Marx's concern, therefore, was not with spirituality itself but with the political economy of belief. He asked a deceptively simple question: Who benefits when existing social arrangements are regarded as sacred rather than historical?
This question transformed the study of politics.
In The German Ideology, Marx and Engels argued that "the ideas of the ruling class are in every epoch the ruling ideas." Political domination is sustained not only by armies, police or laws, but also by ideas that persuade people that existing hierarchies are natural, inevitable or divinely ordained. Economic power eventually becomes cultural power. The institutions of society—schools, churches, media, literature, and traditions—often reproduce the worldview of those who command material resources.
Religion can become part of this ideological apparatus, not because faith is inherently oppressive, but because sacred authority can be invoked to legitimise worldly power.
This insight extends beyond religion. Nationalism, culture, race and even historical memory can become ideological resources through which societies justify existing relations of power. The content may differ; the political function remains strikingly similar.
Gramsci and the Manufacture of Consent
The Italian Marxist Antonio Gramsci refined Marx's insight while imprisoned under Benito Mussolini's fascist regime. Observing why revolutionary upheavals had failed to materialise in Western Europe, Gramsci concluded that modern societies were governed less through coercion than through consent.
Power, he argued, is most durable when people internalise the values of the existing order. Families transmit them. Schools normalise them. Cultural institutions celebrate them. Religious traditions sanctify them. Citizens begin to regard the prevailing order not merely as lawful but as morally legitimate.
Gramsci called this cultural hegemony.
The brilliance of hegemony lies in its invisibility. People obey not because they are forced to, but because they believe they ought to. Political authority becomes embedded in common sense.
This is why democratic politics can never be understood solely through elections or institutions. It is equally a contest over ideas, symbols, rituals and historical narratives.
Who defines patriotism?
Who defines national identity?
Who decides which historical memories deserve public reverence?
Who determines whether a religious symbol belongs to personal devotion or national identity?
These are not merely cultural questions. They are questions of political power.
Democracy and the Necessity of Distance
Modern constitutional democracies did not emerge because religion disappeared from society. They emerged because societies devastated by centuries of sectarian conflict gradually recognised that political authority required a different foundation.
The American Constitution prohibited the establishment of an official religion while protecting the free exercise of faith. France embraced laïcité, insisting upon institutional separation between church and state. Although these models differ significantly, they share a common principle: the legitimacy of the state must derive from equal citizenship rather than religious affiliation.

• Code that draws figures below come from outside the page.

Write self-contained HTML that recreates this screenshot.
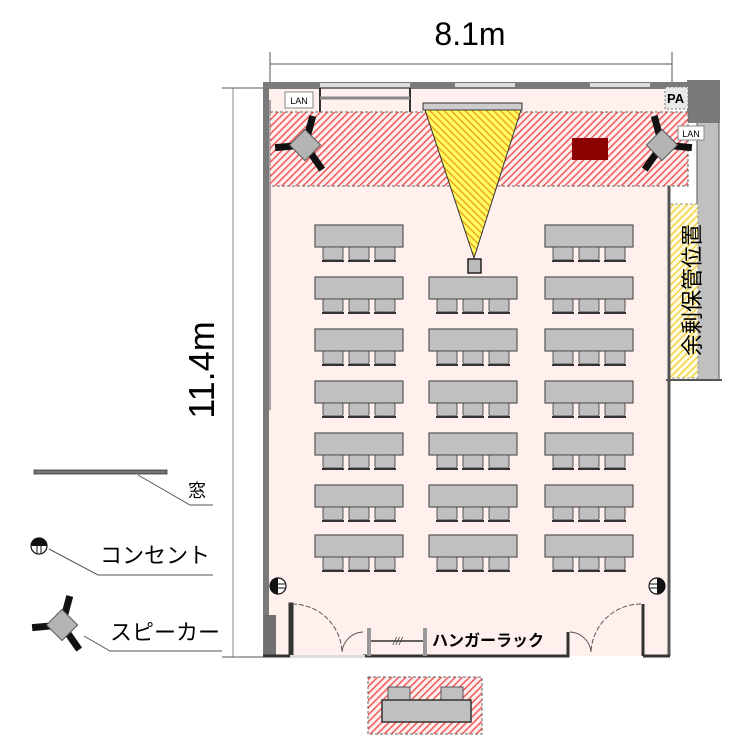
<!DOCTYPE html>
<html><head><meta charset="utf-8"><style>
html,body{margin:0;padding:0;background:#fff}
svg{display:block}
text{font-family:"Liberation Sans","Noto Sans CJK JP",sans-serif}
</style></head><body>
<svg width="750" height="750" viewBox="0 0 750 750" xmlns="http://www.w3.org/2000/svg">
<defs>
<pattern id="rh" width="5" height="5" patternUnits="userSpaceOnUse" patternTransform="rotate(45)">
<rect width="5" height="5" fill="#fff0f0"/><rect width="1.6" height="5" fill="#f06060"/></pattern>
<pattern id="yh" width="5" height="5" patternUnits="userSpaceOnUse" patternTransform="rotate(45)">
<rect width="5" height="5" fill="#fffbe0"/><rect width="1.4" height="5" fill="#f0d040"/></pattern>
<pattern id="xh" width="5" height="5" patternUnits="userSpaceOnUse" patternTransform="rotate(-45)">
<rect width="5" height="5" fill="#ffff60"/><rect width="1.4" height="5" fill="#f0a020"/></pattern>
<g id="tbl">
<rect x="0" y="0" width="88" height="22" fill="#c0c0c0" stroke="#555" stroke-width="1.2"/>
<g fill="#c0c0c0" stroke="#555">
<rect x="8" y="22" width="20" height="13" rx="2"/><rect x="34" y="22" width="20" height="13" rx="2"/><rect x="60" y="22" width="20" height="13" rx="2"/></g>
<line x1="7" y1="36" x2="29" y2="36" stroke="#333" stroke-width="2"/><line x1="33" y1="36" x2="55" y2="36" stroke="#333" stroke-width="2"/><line x1="59" y1="36" x2="81" y2="36" stroke="#333" stroke-width="2"/>
</g>
<g id="spk">
<rect x="-3.5" y="-30" width="7" height="22" fill="#111" transform="rotate(10)"/>
<rect x="-3.5" y="-30" width="7" height="22" fill="#111" transform="rotate(-100)"/>
<rect x="-3.5" y="-30" width="7" height="22" fill="#111" transform="rotate(140)"/>
<rect x="-11" y="-11" width="22" height="22" fill="#b4b4b4" stroke="#555" transform="rotate(40)"/>
</g>
<g id="out">
<circle r="8" fill="#fff" stroke="#111" stroke-width="1.2"/>
<path d="M-8,0 A8,8 0 0 1 8,0 Z" fill="#111"/>
<line x1="-2" y1="-2" x2="-2" y2="7" stroke="#111"/><line x1="2" y1="-2" x2="2" y2="7" stroke="#111"/>
</g>
</defs>

<!-- dimensions -->
<text x="470" y="45" font-size="32" text-anchor="middle">8.1m</text>
<line x1="270" y1="64" x2="672" y2="64" stroke="#555"/>
<line x1="270" y1="52" x2="270" y2="100" stroke="#555"/>
<line x1="672" y1="52" x2="672" y2="100" stroke="#555"/>
<line x1="233" y1="88" x2="233" y2="657" stroke="#888"/>
<line x1="222" y1="88" x2="265" y2="88" stroke="#555"/>
<line x1="222" y1="657" x2="265" y2="657" stroke="#555"/>
<text transform="translate(214,370) rotate(-90)" font-size="36" text-anchor="middle">11.4m</text>

<!-- room floor -->
<rect x="268" y="88" width="402" height="568" fill="#fff0ee"/>
<!-- right storage column -->
<rect x="697" y="122" width="22" height="258" fill="#c0c0c0" stroke="#555"/>
<rect x="670" y="204" width="28" height="174" fill="url(#yh)" stroke="#999" stroke-dasharray="3,2"/>
<line x1="666" y1="380" x2="722" y2="380" stroke="#555" stroke-width="2"/>
<text transform="translate(694,290) rotate(-90)" font-size="22" text-anchor="middle" dominant-baseline="middle">余剰保管位置</text>

<!-- walls -->
<rect x="263" y="82" width="455" height="7" fill="#7a7a7a"/>
<rect x="320" y="83" width="90" height="4" fill="#ddd"/>
<rect x="455" y="83" width="60" height="4" fill="#ddd"/>
<rect x="590" y="83" width="60" height="4" fill="#ddd"/>
<rect x="687" y="80" width="33" height="43" fill="#7a7a7a"/>
<rect x="263" y="82" width="6" height="575" fill="#7a7a7a"/>
<line x1="270" y1="100" x2="270" y2="410" stroke="#555"/>
<line x1="669" y1="124" x2="669" y2="656" stroke="#555" stroke-width="3"/>
<line x1="320" y1="88" x2="320" y2="114" stroke="#333" stroke-width="2"/>
<line x1="410" y1="88" x2="410" y2="114" stroke="#333" stroke-width="2"/>
<line x1="320" y1="98" x2="410" y2="98" stroke="#888" stroke-width="3"/>
<rect x="264" y="615" width="12" height="42" fill="#707070"/>
<!-- bottom wall -->
<path d="M263,656 H290 V604 H292 V656" stroke="#333" stroke-width="3" fill="none"/>
<path d="M363,656 H568 V632" stroke="#333" stroke-width="3" fill="none"/>
<path d="M643,656 H670" stroke="#333" stroke-width="3" fill="none"/>
<line x1="643" y1="604" x2="643" y2="656" stroke="#333" stroke-width="3"/>
<rect x="290" y="655" width="75" height="3" fill="#ddd"/>
<!-- doors -->
<path d="M292,604 A50,50 0 0 1 342,652" stroke="#555" fill="none" stroke-dasharray="5,2"/>
<path d="M363,632 A22,22 0 0 0 342,652" stroke="#555" fill="none"/>
<path d="M641,604 A50,50 0 0 0 591,652" stroke="#555" fill="none" stroke-dasharray="5,2"/>
<path d="M570,632 A22,22 0 0 1 591,652" stroke="#555" fill="none"/>
<!-- hanger rack -->
<rect x="367" y="628" width="4" height="28" fill="#999"/>
<rect x="423" y="628" width="4" height="28" fill="#999"/>
<line x1="371" y1="641" x2="423" y2="641" stroke="#333" stroke-width="1.5"/>
<text x="393" y="645" font-size="11" font-style="italic" fill="#444">///</text>
<text x="432" y="646" font-size="16" font-weight="bold">ハンガーラック</text>

<!-- red hatched band -->
<rect x="270" y="112" width="418" height="74" fill="url(#rh)" stroke="#666" stroke-dasharray="3,2"/>
<!-- projection -->
<rect x="423" y="103" width="99" height="7" fill="#ccc" stroke="#333"/>
<polygon points="425,110 521,110 474,258" fill="url(#xh)" stroke="#333"/>
<rect x="468" y="259" width="13" height="14" fill="#bbb" stroke="#222" stroke-width="1.5"/>
<rect x="572" y="138" width="36" height="22" fill="#8b0000"/>
<!-- LAN / PA -->
<rect x="285" y="92" width="28" height="16" fill="#fff" stroke="#888"/>
<text x="299" y="104" font-size="9" text-anchor="middle">LAN</text>
<rect x="678" y="126" width="26" height="14" fill="#fff" stroke="#888"/>
<text x="691" y="137" font-size="9" text-anchor="middle">LAN</text>
<rect x="665" y="87" width="23" height="22" fill="#e8e8e8" stroke="#777" stroke-dasharray="2,2"/>
<text x="667" y="103" font-size="13" font-weight="bold">PA</text>
<!-- speakers -->
<use href="#spk" transform="translate(305,145) rotate(5)"/>
<use href="#spk" transform="translate(662,145) scale(-1,1) rotate(5)"/>

<!-- tables -->
<use href="#tbl" x="315" y="225"/><use href="#tbl" x="545" y="225"/>
<use href="#tbl" x="315" y="277"/><use href="#tbl" x="429" y="277"/><use href="#tbl" x="545" y="277"/>
<use href="#tbl" x="315" y="329"/><use href="#tbl" x="429" y="329"/><use href="#tbl" x="545" y="329"/>
<use href="#tbl" x="315" y="381"/><use href="#tbl" x="429" y="381"/><use href="#tbl" x="545" y="381"/>
<use href="#tbl" x="315" y="433"/><use href="#tbl" x="429" y="433"/><use href="#tbl" x="545" y="433"/>
<use href="#tbl" x="315" y="485"/><use href="#tbl" x="429" y="485"/><use href="#tbl" x="545" y="485"/>
<use href="#tbl" x="315" y="535"/><use href="#tbl" x="429" y="535"/><use href="#tbl" x="545" y="535"/>

<!-- outlets -->
<use href="#out" transform="translate(278,586) rotate(-90)"/>
<use href="#out" transform="translate(657,586) rotate(90)"/>

<!-- legend -->
<rect x="34" y="470" width="133" height="4" fill="#777" stroke="#333" stroke-width="0.8"/>
<polyline points="138,475 190,505 213,505" fill="none" stroke="#555"/>
<text x="188" y="497" font-size="18">窓</text>
<use href="#out" transform="translate(39,546)"/>
<polyline points="49,549 98,575 213,575" fill="none" stroke="#555"/>
<text x="100" y="563" font-size="22">コンセント</text>
<use href="#spk" transform="translate(62,625) rotate(5)"/>
<polyline points="84,636 110,651 222,651" fill="none" stroke="#555"/>
<text x="110" y="640" font-size="22">スピーカー</text>

<!-- bottom box -->
<rect x="368" y="677" width="114" height="57" fill="url(#rh)" stroke="#666" stroke-dasharray="3,2"/>
<rect x="388" y="687" width="22" height="14" fill="#c0c0c0" stroke="#555"/>
<rect x="441" y="687" width="22" height="14" fill="#c0c0c0" stroke="#555"/>
<rect x="382" y="700" width="89" height="22" fill="#c0c0c0" stroke="#333" stroke-width="1.5"/>
</svg>
</body></html>
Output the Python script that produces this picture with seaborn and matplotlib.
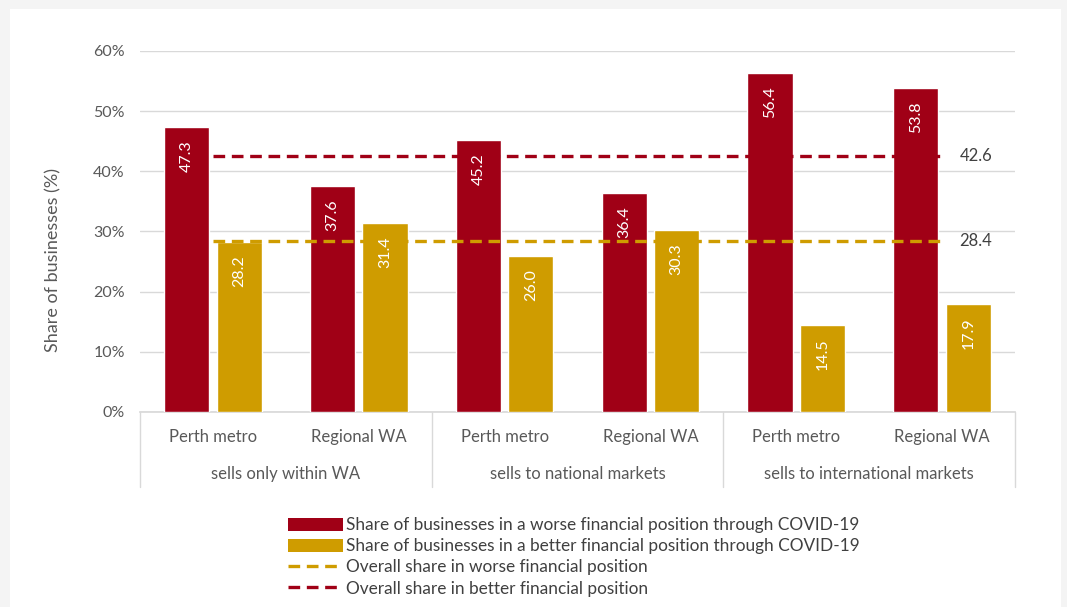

India adopted a distinctive approach. It neither embraced militant secularism nor established a state religion. Instead, it sought to maintain principled distance—respecting all faiths while identifying with none. This was not a rejection of religion but a constitutional strategy for governing an extraordinarily diverse society.
That strategy remains both ambitious and fragile.
Unlike many Western democracies, India did not inherit a culturally homogeneous population. It inherited an ancient civilisation marked by multiple religions, thousands of castes, hundreds of languages and deeply layered identities. The Constitution therefore attempted something unprecedented: to transform subjects into citizens without asking them to abandon their faith.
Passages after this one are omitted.